● INSTRUCTION
Below are the records. Count the lines containing the string "this", and reply with the number alone.

Begin

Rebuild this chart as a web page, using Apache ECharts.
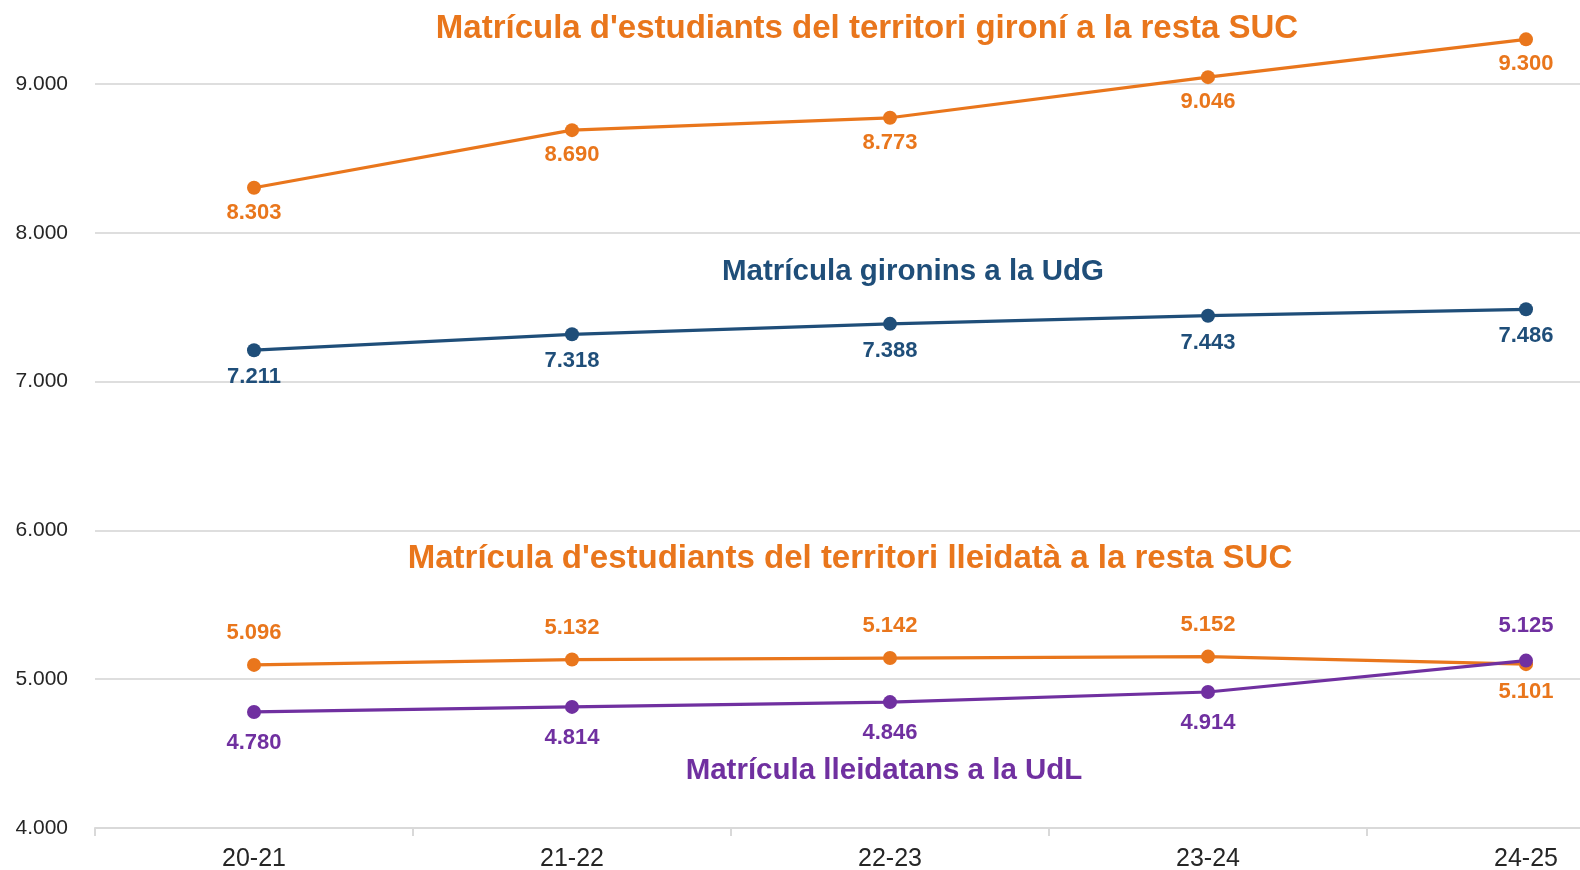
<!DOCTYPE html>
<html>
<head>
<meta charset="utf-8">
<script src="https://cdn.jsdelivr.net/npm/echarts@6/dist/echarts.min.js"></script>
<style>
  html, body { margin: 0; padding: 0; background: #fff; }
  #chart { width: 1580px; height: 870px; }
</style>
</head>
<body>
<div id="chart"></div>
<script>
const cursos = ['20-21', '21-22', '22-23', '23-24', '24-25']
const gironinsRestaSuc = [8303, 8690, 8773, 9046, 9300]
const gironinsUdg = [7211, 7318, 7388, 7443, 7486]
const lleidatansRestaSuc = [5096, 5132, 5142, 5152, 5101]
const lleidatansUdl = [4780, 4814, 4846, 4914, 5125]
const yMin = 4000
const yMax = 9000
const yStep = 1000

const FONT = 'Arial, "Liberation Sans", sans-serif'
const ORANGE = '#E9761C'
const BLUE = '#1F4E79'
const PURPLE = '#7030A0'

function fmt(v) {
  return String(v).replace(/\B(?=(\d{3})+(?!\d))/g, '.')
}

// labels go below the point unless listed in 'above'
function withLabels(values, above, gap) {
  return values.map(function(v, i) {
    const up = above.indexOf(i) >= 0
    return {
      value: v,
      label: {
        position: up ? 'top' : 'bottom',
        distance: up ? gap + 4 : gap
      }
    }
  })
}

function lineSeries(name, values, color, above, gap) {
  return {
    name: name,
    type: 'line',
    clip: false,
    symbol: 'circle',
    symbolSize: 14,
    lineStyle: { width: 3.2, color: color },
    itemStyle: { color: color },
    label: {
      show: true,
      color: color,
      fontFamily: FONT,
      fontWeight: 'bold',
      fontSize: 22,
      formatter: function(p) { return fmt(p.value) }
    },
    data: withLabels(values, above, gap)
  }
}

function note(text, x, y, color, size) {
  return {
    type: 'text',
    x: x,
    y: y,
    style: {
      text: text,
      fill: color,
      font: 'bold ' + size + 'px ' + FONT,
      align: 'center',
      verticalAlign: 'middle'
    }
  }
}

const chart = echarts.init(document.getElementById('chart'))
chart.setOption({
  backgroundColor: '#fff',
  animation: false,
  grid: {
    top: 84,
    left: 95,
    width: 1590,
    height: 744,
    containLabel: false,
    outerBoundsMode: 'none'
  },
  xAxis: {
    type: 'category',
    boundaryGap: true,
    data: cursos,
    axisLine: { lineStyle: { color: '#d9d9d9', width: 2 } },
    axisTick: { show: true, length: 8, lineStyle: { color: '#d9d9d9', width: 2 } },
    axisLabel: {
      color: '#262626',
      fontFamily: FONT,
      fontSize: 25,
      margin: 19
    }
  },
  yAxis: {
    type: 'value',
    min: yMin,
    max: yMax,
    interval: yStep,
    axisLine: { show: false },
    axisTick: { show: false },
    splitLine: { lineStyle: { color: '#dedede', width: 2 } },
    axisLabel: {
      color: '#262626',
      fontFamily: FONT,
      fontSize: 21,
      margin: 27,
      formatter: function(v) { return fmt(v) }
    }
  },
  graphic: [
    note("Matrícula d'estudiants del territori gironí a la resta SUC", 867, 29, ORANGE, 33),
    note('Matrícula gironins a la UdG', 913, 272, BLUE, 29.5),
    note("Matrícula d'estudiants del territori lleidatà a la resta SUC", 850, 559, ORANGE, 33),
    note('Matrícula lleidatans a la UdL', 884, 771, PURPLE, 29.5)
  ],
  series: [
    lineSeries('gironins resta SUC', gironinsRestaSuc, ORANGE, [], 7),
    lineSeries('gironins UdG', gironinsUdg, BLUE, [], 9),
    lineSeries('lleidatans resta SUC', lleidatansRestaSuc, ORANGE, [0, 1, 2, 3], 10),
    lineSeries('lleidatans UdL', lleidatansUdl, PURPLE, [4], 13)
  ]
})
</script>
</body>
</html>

End
Begin

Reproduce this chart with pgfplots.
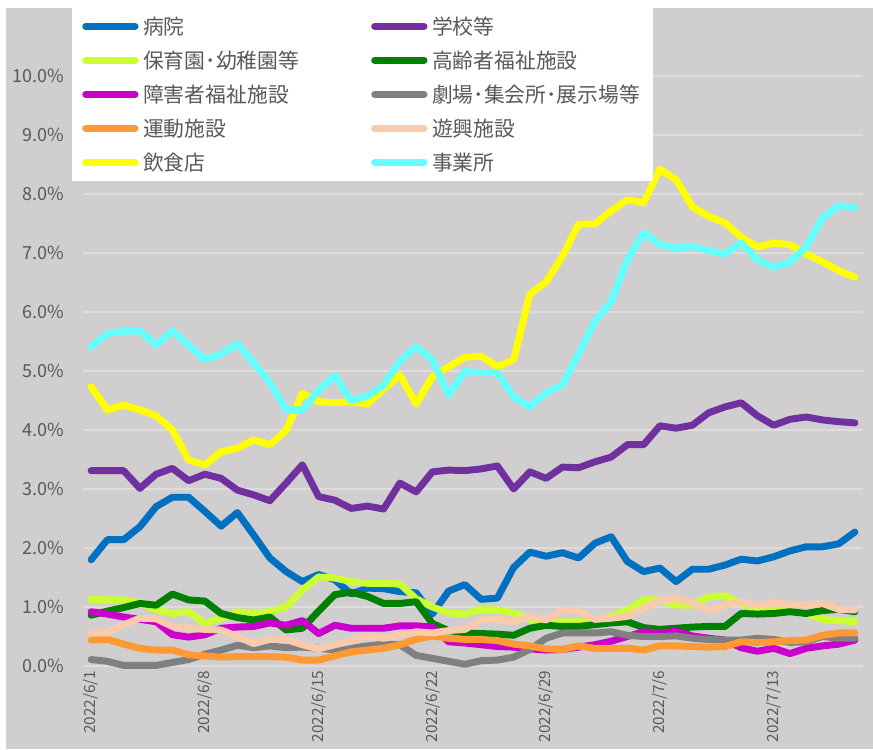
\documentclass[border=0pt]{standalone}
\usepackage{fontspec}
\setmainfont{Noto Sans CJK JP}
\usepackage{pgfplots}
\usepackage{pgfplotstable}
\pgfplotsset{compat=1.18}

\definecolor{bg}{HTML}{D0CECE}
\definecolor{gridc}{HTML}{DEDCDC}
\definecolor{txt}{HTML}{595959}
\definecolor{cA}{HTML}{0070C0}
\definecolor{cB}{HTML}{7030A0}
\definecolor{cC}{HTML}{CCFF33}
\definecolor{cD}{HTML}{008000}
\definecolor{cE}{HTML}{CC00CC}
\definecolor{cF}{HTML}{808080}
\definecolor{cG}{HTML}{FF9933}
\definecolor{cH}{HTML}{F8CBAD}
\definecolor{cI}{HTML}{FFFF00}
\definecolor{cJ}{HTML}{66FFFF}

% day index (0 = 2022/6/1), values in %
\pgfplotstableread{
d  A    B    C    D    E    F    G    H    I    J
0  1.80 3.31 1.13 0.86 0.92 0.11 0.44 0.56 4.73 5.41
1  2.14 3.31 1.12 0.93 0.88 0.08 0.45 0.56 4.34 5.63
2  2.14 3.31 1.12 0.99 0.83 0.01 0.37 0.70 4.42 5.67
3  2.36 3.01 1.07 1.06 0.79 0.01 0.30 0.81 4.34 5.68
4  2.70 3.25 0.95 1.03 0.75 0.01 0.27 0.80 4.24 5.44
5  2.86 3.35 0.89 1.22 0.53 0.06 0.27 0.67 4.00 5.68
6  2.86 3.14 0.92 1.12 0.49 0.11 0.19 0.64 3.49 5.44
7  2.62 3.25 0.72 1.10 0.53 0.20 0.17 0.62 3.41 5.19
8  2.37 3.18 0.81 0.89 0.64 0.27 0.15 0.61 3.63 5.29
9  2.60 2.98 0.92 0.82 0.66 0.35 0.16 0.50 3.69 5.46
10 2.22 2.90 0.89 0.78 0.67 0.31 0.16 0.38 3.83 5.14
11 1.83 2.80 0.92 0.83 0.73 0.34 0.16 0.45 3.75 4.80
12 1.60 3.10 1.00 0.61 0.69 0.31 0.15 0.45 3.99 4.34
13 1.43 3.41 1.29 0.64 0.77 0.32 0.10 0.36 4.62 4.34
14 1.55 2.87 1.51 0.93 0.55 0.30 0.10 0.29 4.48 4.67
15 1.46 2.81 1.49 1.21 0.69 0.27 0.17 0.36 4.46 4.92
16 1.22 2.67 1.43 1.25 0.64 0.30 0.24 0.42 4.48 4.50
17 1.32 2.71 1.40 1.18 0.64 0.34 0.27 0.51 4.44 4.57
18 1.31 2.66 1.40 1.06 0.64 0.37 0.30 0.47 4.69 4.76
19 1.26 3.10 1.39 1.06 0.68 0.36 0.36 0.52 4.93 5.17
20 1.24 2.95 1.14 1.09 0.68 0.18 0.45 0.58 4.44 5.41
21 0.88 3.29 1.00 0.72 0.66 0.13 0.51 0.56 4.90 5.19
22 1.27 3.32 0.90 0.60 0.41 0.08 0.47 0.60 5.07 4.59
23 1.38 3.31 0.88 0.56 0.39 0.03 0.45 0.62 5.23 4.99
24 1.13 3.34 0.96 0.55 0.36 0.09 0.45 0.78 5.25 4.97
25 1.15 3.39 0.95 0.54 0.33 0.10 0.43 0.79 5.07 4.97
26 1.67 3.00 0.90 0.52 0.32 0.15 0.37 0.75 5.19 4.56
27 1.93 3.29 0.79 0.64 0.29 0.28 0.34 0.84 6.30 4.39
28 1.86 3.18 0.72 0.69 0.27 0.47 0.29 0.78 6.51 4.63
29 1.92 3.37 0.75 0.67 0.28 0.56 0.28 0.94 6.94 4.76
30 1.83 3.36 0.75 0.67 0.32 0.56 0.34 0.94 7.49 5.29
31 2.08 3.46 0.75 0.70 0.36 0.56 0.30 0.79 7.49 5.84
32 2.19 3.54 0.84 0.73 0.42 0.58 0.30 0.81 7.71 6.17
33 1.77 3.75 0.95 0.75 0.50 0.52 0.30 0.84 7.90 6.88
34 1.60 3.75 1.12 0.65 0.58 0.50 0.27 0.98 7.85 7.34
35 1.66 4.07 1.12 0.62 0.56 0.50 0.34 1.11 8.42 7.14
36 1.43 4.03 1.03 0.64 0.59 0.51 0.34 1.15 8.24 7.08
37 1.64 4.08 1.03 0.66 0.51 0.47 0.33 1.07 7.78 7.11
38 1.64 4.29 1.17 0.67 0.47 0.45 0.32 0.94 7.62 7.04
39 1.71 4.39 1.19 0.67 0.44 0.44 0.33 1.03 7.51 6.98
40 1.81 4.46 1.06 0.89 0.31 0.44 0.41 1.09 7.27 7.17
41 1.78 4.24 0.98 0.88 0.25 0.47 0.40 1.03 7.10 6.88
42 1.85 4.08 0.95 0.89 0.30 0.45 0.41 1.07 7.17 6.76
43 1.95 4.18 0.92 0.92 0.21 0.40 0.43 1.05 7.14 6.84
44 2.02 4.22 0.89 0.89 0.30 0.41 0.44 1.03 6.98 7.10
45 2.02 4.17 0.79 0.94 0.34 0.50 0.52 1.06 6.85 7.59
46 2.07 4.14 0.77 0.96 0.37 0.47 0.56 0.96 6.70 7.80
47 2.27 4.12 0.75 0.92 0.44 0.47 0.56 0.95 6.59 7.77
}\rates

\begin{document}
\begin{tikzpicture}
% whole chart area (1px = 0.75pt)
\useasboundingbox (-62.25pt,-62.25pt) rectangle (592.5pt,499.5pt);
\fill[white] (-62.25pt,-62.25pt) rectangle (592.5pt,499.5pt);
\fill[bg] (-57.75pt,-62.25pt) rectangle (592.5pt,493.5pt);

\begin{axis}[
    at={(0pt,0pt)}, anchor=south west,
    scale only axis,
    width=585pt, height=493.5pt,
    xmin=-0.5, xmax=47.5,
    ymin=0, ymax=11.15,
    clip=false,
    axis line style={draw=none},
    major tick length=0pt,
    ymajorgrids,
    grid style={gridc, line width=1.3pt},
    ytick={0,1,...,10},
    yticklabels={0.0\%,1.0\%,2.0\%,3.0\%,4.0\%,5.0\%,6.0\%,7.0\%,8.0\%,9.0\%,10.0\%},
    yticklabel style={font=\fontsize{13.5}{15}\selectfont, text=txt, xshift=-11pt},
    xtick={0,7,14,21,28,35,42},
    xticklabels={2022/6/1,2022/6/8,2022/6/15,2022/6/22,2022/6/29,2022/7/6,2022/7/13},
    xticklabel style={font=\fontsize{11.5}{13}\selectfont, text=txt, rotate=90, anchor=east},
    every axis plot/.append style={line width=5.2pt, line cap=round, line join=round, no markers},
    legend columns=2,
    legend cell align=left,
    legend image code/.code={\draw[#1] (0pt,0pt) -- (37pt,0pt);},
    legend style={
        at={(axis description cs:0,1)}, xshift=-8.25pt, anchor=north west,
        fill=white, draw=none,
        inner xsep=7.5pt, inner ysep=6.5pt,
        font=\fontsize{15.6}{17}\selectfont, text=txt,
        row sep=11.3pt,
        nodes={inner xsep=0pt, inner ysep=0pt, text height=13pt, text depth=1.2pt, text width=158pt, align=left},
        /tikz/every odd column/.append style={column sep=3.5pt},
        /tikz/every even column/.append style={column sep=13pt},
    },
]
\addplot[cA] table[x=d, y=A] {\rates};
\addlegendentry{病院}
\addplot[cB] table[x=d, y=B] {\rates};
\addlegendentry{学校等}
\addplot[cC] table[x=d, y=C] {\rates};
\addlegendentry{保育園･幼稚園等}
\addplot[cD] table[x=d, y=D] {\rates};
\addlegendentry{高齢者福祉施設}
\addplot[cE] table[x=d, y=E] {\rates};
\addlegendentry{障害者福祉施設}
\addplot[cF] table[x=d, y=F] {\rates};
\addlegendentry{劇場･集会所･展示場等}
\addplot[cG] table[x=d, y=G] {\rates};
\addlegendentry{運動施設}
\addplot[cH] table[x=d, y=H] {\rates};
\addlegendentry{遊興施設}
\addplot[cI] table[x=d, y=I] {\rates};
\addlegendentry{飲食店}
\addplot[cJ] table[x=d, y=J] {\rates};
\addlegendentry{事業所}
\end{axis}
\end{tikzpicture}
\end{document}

End

● TASK RESULT
2